Australie

Malgré les apparences, la liberté de la presse reste très fragile sur l’île-continent. La loi constitutionnelle du pays ne contient en effet aucune garantie concernant la liberté d’expression et ne reconnaît qu’une « liberté implicite de communication politique ». Dans ce contexte, la double perquisition menée par la police fédérale, en juin 2019, au domicile d’une journaliste politique basée à Canberra et au siège de l'Australian Broadcasting Corporation, l’audiovisuel public, apparaît comme une atteinte flagrante au secret des sources et à une presse qui agit dans l’intérêt public des citoyens.
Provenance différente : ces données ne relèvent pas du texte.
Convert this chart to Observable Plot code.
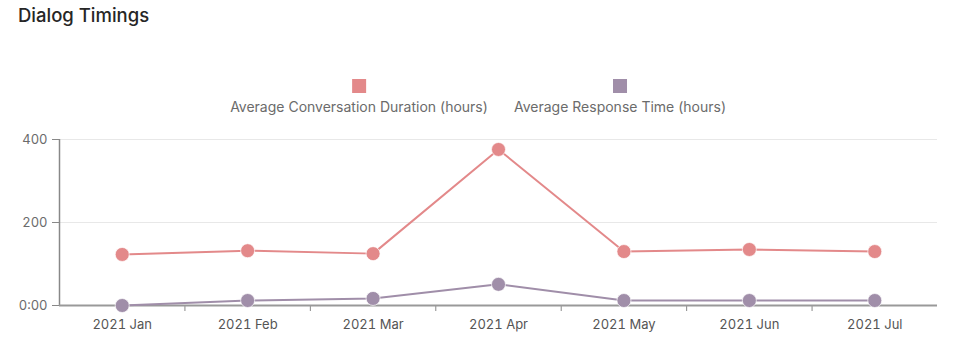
<!DOCTYPE html>
<html>
<head>
<meta charset="utf-8">
<script src="https://cdn.jsdelivr.net/npm/d3@7"></script>
<script src="https://cdn.jsdelivr.net/npm/@observablehq/plot@0.6"></script>
<style>
  body { margin: 0; background: #fff; font-family: Inter, "Noto Sans", sans-serif; }
  #wrap { position: relative; width: 960px; height: 356px; overflow: hidden; }
  #title { position: absolute; left: 18px; top: 4px; font-size: 18.5px; font-weight: 500; color: #262626; }
  .leg { position: absolute; top: 79px; transform: translateX(-50%); display: flex; flex-direction: column; align-items: center; font-size: 14px; color: #6b6b6b; white-space: nowrap; }
  .sw { width: 14px; height: 14px; margin-bottom: 5px; }
  #chart { position: absolute; left: 0; top: 120px; }
</style>
</head>
<body>
<div id="wrap">
  <div id="title">Dialog Timings</div>
  <div id="legend"></div>
  <div id="chart"></div>
</div>
<script>
const months = ["2021 Jan", "2021 Feb", "2021 Mar", "2021 Apr", "2021 May", "2021 Jun", "2021 Jul"];
const conversationDuration = [123, 132, 125, 376, 130, 135, 130];
const responseTime = [0, 12, 17, 51, 12, 12, 12];
const seriesNames = ["Average Conversation Duration (hours)", "Average Response Time (hours)"];
const seriesColors = ["#e3898a", "#a08ea9"];
const yTicks = [0, 200, 400];

const seriesValues = [conversationDuration, responseTime];
const data = seriesNames.flatMap((name, k) => seriesValues[k].map((v, i) => ({i, v, s: name})));

// legend
const legendCenters = [359, 620];
const legend = document.getElementById("legend");
seriesNames.forEach((name, k) => {
  const item = document.createElement("div");
  item.className = "leg";
  item.style.left = legendCenters[k] + "px";
  const sw = document.createElement("div");
  sw.className = "sw";
  sw.style.background = seriesColors[k];
  const lab = document.createElement("div");
  lab.textContent = name;
  item.appendChild(sw);
  item.appendChild(lab);
  legend.appendChild(item);
});

const boundaries = d3.range(1, months.length).map(i => i - 0.5);

const chart = Plot.plot({
  width: 960,
  height: 236,
  marginLeft: 59,
  marginRight: 23,
  marginTop: 19,
  marginBottom: 51,
  x: {domain: [-0.5, months.length - 0.5], axis: null},
  y: {domain: [0, 400], axis: null},
  color: {domain: seriesNames, range: seriesColors},
  style: {fontFamily: "Inter, 'Noto Sans', sans-serif", fontSize: "13px", background: "transparent", color: "#666"},
  marks: [
    Plot.ruleY(yTicks.filter(d => d > 0), {stroke: "#e8e8e8", strokeWidth: 1}),
    Plot.axisY({ticks: yTicks, tickSize: 7, tickPadding: 5, stroke: "#888", color: "#6b6b6b", label: null,
      tickFormat: d => d === 0 ? "0:00" : String(d)}),
    Plot.ruleX([-0.5], {y1: 0, y2: 400, stroke: "#888", strokeWidth: 1.5}),
    Plot.axisX({ticks: boundaries, tickSize: 6, stroke: "#888", label: null, tickFormat: () => ""}),
    Plot.axisX({ticks: d3.range(months.length), tickSize: 0, tickPadding: 14, color: "#555", label: null,
      tickFormat: i => months[i]}),
    Plot.ruleY([0], {stroke: "#999", strokeWidth: 2}),
    Plot.line(data, {x: "i", y: "v", z: "s", stroke: "s", strokeWidth: 2}),
    Plot.dot(data, {x: "i", y: "v", fill: "s", r: 7, stroke: "#fff", strokeWidth: 1, strokeOpacity: 0.7})
  ]
});
document.getElementById("chart").appendChild(chart);
</script>
</body>
</html>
De fait, le prétexte invoqué de la « sécurité nationale » est instrumentalisé pour intimider les journalistes d’investigation. Ceux-ci doivent à l’inverse composer avec la loi sur la diffamation de 2018, qui est l’une des législations les plus dures en la matière dans les démocraties libérales ; à cela s'ajoutent des textes sur le terrorisme qui rendent presque impossible la couverture libre et indépendante de cette question, ainsi qu’une tendance du gouvernement du Premier ministre climatosceptique Scott Morrison à empêcher la couverture de certaines questions environnementales. Ces attaques des pouvoirs politiques contre le journalisme d’investigation sont d’autant plus préoccupantes que l’Australie est caractérisée par l’un des marchés médiatiques les plus concentrés au monde. Deux mastodontes, le groupe News Corp, de Rupert Murdoch, et Nine Entertainment, héritier d’un consortium créé par la famille Packer, se partagent la quasi-totalité des médias privés, ce qui entrave gravement le pluralisme. Surtout, ce modèle oligarchique, dans lequel les groupes sont davantage préoccupés par des logiques commerciales et de réduction des coûts, pose une entrave supplémentaire à la promotion d’un journalisme d’enquête et d’intérêt public.